When difficulty is adjusted, only the times of the first and last blocks in a retarget period (i.e., the first and last blocks with a certain difficulty) are considered. This attack works by manipulating the timestamp of one of these two blocks.

Blocks are considered valid if their time is greater than the median of the last 11 blocks and less than currentTime + 2 hours, so it's legal for an attacker to create a new version of an old block with a time far in the future. If this is the first block in a retarget period, then the difficulty will quadruple after that period. If it's the last block, then the difficulty will be divided by four. (Difficulty adjustments are limited to *4 or /4.)

Note that it is not possible to do these major changes with recent blocks because the time would be more than two hours in the future. It needs to be done with historical blocks, and then the attacker needs to re-do all blocks that come after that block. So this attack is only possible when you have a lot more computational power than the legitimate network.

This would not be as big of a problem if there was a block of overlap between the retarget periods. Instead of using the first and last block in a retarget period, use the last block of the old difficulty and the last block of the new difficulty.

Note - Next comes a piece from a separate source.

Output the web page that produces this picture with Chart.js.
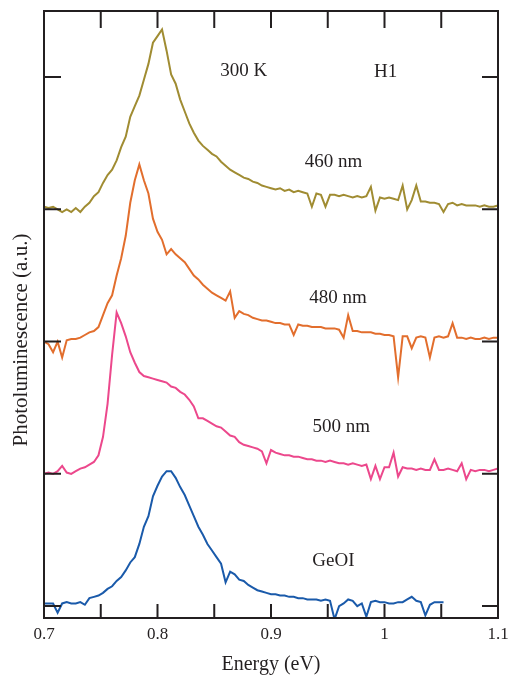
<!DOCTYPE html>
<html>
<head>
<meta charset="utf-8">
<title>PL spectra</title>
<script src="https://cdn.jsdelivr.net/npm/chart.js@4.4.1/dist/chart.umd.min.js"></script>
<style>
  html, body { margin: 0; padding: 0; background: #fff; }
</style>
</head>
<body>
<canvas id="plChart" width="509" height="677"></canvas>
<script>
// photon energy grid (eV)
const energy = [
  0.700, 0.704, 0.708, 0.712, 0.716, 0.720, 0.724, 0.728, 0.732, 0.736,
  0.740, 0.744, 0.748, 0.752, 0.756, 0.760, 0.764, 0.768, 0.772, 0.776,
  0.780, 0.784, 0.788, 0.792, 0.796, 0.800, 0.804, 0.808, 0.812, 0.816,
  0.820, 0.824, 0.828, 0.832, 0.836, 0.840, 0.844, 0.848, 0.852, 0.856,
  0.860, 0.864, 0.868, 0.872, 0.876, 0.880, 0.884, 0.888, 0.892, 0.896,
  0.900, 0.904, 0.908, 0.912, 0.916, 0.920, 0.924, 0.928, 0.932, 0.936,
  0.940, 0.944, 0.948, 0.952, 0.956, 0.960, 0.964, 0.968, 0.972, 0.976,
  0.980, 0.984, 0.988, 0.992, 0.996, 1.000, 1.004, 1.008, 1.012, 1.016,
  1.020, 1.024, 1.028, 1.032, 1.036, 1.040, 1.044, 1.048, 1.052, 1.056,
  1.060, 1.064, 1.068, 1.072, 1.076, 1.080, 1.084, 1.088, 1.092, 1.096,
  1.100
];

// PL intensity (a.u.), each spectrum relative to its own baseline
const pl460 = [
  0.02, 0.01, 0.02, 0.00, -0.02, 0.00, -0.02, 0.01, -0.02, 0.02,
  0.05, 0.10, 0.13, 0.20, 0.26, 0.30, 0.37, 0.47, 0.55, 0.70,
  0.78, 0.86, 0.98, 1.10, 1.26, 1.31, 1.36, 1.20, 1.02, 0.95,
  0.83, 0.74, 0.65, 0.58, 0.52, 0.48, 0.45, 0.42, 0.40, 0.36,
  0.33, 0.30, 0.28, 0.26, 0.24, 0.23, 0.21, 0.20, 0.18, 0.17,
  0.16, 0.15, 0.16, 0.14, 0.15, 0.13, 0.14, 0.13, 0.12, 0.02,
  0.12, 0.11, 0.02, 0.11, 0.11, 0.10, 0.11, 0.10, 0.09, 0.10,
  0.09, 0.10, 0.17, -0.01, 0.09, 0.08, 0.09, 0.08, 0.07, 0.18,
  0.00, 0.07, 0.18, 0.06, 0.06, 0.05, 0.05, 0.04, -0.02, 0.04,
  0.05, 0.03, 0.04, 0.03, 0.03, 0.03, 0.02, 0.03, 0.02, 0.02,
  0.03
];
const pl480 = [
  0.00, -0.02, -0.08, 0.00, -0.12, 0.01, 0.02, 0.02, 0.03, 0.05,
  0.07, 0.08, 0.11, 0.20, 0.29, 0.35, 0.50, 0.63, 0.80, 1.05,
  1.22, 1.34, 1.22, 1.12, 0.93, 0.83, 0.77, 0.66, 0.70, 0.66,
  0.63, 0.60, 0.55, 0.50, 0.47, 0.43, 0.40, 0.37, 0.35, 0.33,
  0.31, 0.38, 0.18, 0.23, 0.21, 0.20, 0.18, 0.17, 0.16, 0.16,
  0.15, 0.14, 0.14, 0.13, 0.13, 0.05, 0.13, 0.12, 0.12, 0.11,
  0.11, 0.11, 0.10, 0.10, 0.10, 0.09, 0.03, 0.20, 0.08, 0.08,
  0.07, 0.07, 0.07, 0.06, 0.06, 0.05, 0.05, 0.04, -0.27, 0.04,
  0.04, -0.05, 0.03, 0.04, 0.03, -0.12, 0.03, 0.04, 0.03, 0.04,
  0.14, 0.03, 0.03, 0.02, 0.03, 0.02, 0.02, 0.03, 0.02, 0.03,
  0.03
];
const pl500 = [
  0.00, 0.01, 0.00, 0.02, 0.06, 0.01, 0.00, 0.02, 0.04, 0.05,
  0.07, 0.09, 0.14, 0.28, 0.53, 0.90, 1.22, 1.14, 1.04, 0.92,
  0.84, 0.77, 0.74, 0.73, 0.72, 0.71, 0.70, 0.69, 0.66, 0.65,
  0.62, 0.60, 0.56, 0.51, 0.42, 0.42, 0.40, 0.38, 0.36, 0.35,
  0.32, 0.29, 0.28, 0.24, 0.22, 0.21, 0.20, 0.19, 0.17, 0.08,
  0.18, 0.16, 0.15, 0.14, 0.14, 0.13, 0.13, 0.12, 0.11, 0.11,
  0.10, 0.10, 0.09, 0.10, 0.09, 0.08, 0.08, 0.07, 0.08, 0.07,
  0.06, 0.07, -0.04, 0.06, -0.04, 0.05, 0.05, 0.16, -0.02, 0.05,
  0.04, 0.04, 0.03, 0.04, 0.03, 0.03, 0.11, 0.03, 0.03, 0.04,
  0.03, 0.02, 0.08, -0.04, 0.03, 0.02, 0.03, 0.03, 0.02, 0.03,
  0.04
];
const plGeOI = [
  0.02, 0.02, 0.02, -0.05, 0.02, 0.03, 0.02, 0.02, 0.03, 0.01,
  0.06, 0.07, 0.08, 0.10, 0.13, 0.15, 0.19, 0.22, 0.27, 0.33,
  0.37, 0.47, 0.60, 0.68, 0.83, 0.91, 0.98, 1.02, 1.02, 0.97,
  0.90, 0.84, 0.76, 0.68, 0.60, 0.54, 0.47, 0.42, 0.37, 0.32,
  0.18, 0.26, 0.24, 0.20, 0.19, 0.16, 0.14, 0.12, 0.11, 0.10,
  0.09, 0.09, 0.08, 0.08, 0.07, 0.07, 0.06, 0.06, 0.05, 0.05,
  0.05, 0.04, 0.05, 0.04, -0.10, 0.00, 0.02, 0.05, 0.04, 0.00,
  0.02, -0.08, 0.03, 0.04, 0.03, 0.03, 0.02, 0.02, 0.03, 0.03,
  0.05, 0.07, 0.04, 0.03, -0.07, 0.01, 0.03, 0.03, 0.03, null,
  null, null, null, null, null, null, null, null, null, null,
  null
];

const seriesNames = ['460 nm', '480 nm', '500 nm', 'GeOI'];
const seriesValues = [pl460, pl480, pl500, plGeOI];
const offsets = [3, 2, 1, 0];
const colors = ['#a08c32', '#e26e2d', '#ec488c', '#1a5aaa'];

const xLabelValues = [0.7, 0.8, 0.9, 1.0, 1.1];
const xTickLabels = ['0.7', '0.8', '0.9', '1', '1.1'];
const xTickMarks = [0.7, 0.75, 0.8, 0.85, 0.9, 0.95, 1.0, 1.05, 1.1];
const yTickMarks = [0, 1, 2, 3, 4];

// text in the plot: [text, energy, level]
const notes = [
  ['300 K', 0.876, 4.01],
  ['H1', 1.001, 4.00],
  ['460 nm', 0.955, 3.32],
  ['480 nm', 0.959, 2.29],
  ['500 nm', 0.962, 1.32],
  ['GeOI', 0.955, 0.30]
];

const serif = '"Liberation Serif", "Times New Roman", serif';
const ink = '#231f20';

const datasets = seriesValues.map((vals, s) => ({
  label: seriesNames[s],
  data: energy.map((e, i) => ({ x: e, y: vals[i] === null ? null : vals[i] + offsets[s] })),
  borderColor: colors[s],
  borderWidth: 2,
  pointRadius: 0,
  tension: 0,
  spanGaps: false
}));

const framePlugin = {
  id: 'frame',
  afterDraw(chart) {
    const { ctx, chartArea: a, scales: { x, y } } = chart;
    ctx.save();
    ctx.strokeStyle = ink;
    ctx.lineWidth = 2;
    ctx.strokeRect(a.left, a.top, a.right - a.left, a.bottom - a.top);
    ctx.beginPath();
    xTickMarks.forEach(v => {
      const px = x.getPixelForValue(v);
      ctx.moveTo(px, a.bottom); ctx.lineTo(px, a.bottom - 14);
      ctx.moveTo(px, a.top); ctx.lineTo(px, a.top + 17);
    });
    yTickMarks.forEach(v => {
      const py = y.getPixelForValue(v);
      ctx.moveTo(a.left, py); ctx.lineTo(a.left + 17, py);
      ctx.moveTo(a.right, py); ctx.lineTo(a.right - 16, py);
    });
    ctx.stroke();

    ctx.fillStyle = ink;
    ctx.font = '19px ' + serif;
    ctx.textAlign = 'center';
    ctx.textBaseline = 'alphabetic';
    notes.forEach(n => ctx.fillText(n[0], x.getPixelForValue(n[1]), y.getPixelForValue(n[2])));

    // y axis title
    ctx.translate(a.left - 23, a.top + 329);
    ctx.rotate(-Math.PI / 2);
    ctx.font = '21px ' + serif;
    ctx.textBaseline = 'middle';
    ctx.fillText('Photoluminescence (a.u.)', 0, 0);
    ctx.restore();
  }
};

const ctx = document.getElementById('plChart').getContext('2d');
const plChart = new Chart(ctx, {
  type: 'line',
  data: { datasets: datasets },
  options: {
    responsive: false,
    animation: false,
    layout: { autoPadding: false, padding: { left: 44, right: 11, top: 11, bottom: 0 } },
    plugins: { legend: { display: false }, tooltip: { enabled: false } },
    scales: {
      x: {
        type: 'linear',
        min: 0.7,
        max: 1.1,
        border: { display: false },
        grid: { display: false, drawTicks: false },
        afterBuildTicks: axis => { axis.ticks = xLabelValues.map(v => ({ value: v })); },
        afterFit: axis => {
          axis.height = 59;
          axis.paddingLeft = 0;
          axis.paddingRight = 0;
        },
        ticks: {
          padding: 6,
          color: ink,
          font: { family: serif, size: 17 },
          maxRotation: 0,
          autoSkip: false,
          callback: (value, index) => xTickLabels[index]
        },
        title: {
          display: true,
          text: 'Energy (eV)',
          color: ink,
          font: { family: serif, size: 20 },
          padding: { top: 0, bottom: 0 }
        }
      },
      y: {
        type: 'linear',
        min: -0.09,
        max: 4.5,
        display: false
      }
    }
  },
  plugins: [framePlugin]
});
</script>
</body>
</html>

Then the attacker will still be able to mess with one retarget period, but it will be corrected in the next retarget period.

I think a better solution would be to look at every block in a retarget period plus maybe some blocks before the period. It just seems like a bad idea to give certain blocks "special powers".

A discouraged block is considered valid (it adds confirmations to transactions, blocks after it will also be valid, etc.), but your node refuses to relay it or build future blocks onto it. If most of the network is discouraging a block, then it will almost certainly be replaced. Even a minority discouraging a block will hurt the block's chances. It is very unprofitable for a miner to discourage a block when most of the network is not, though.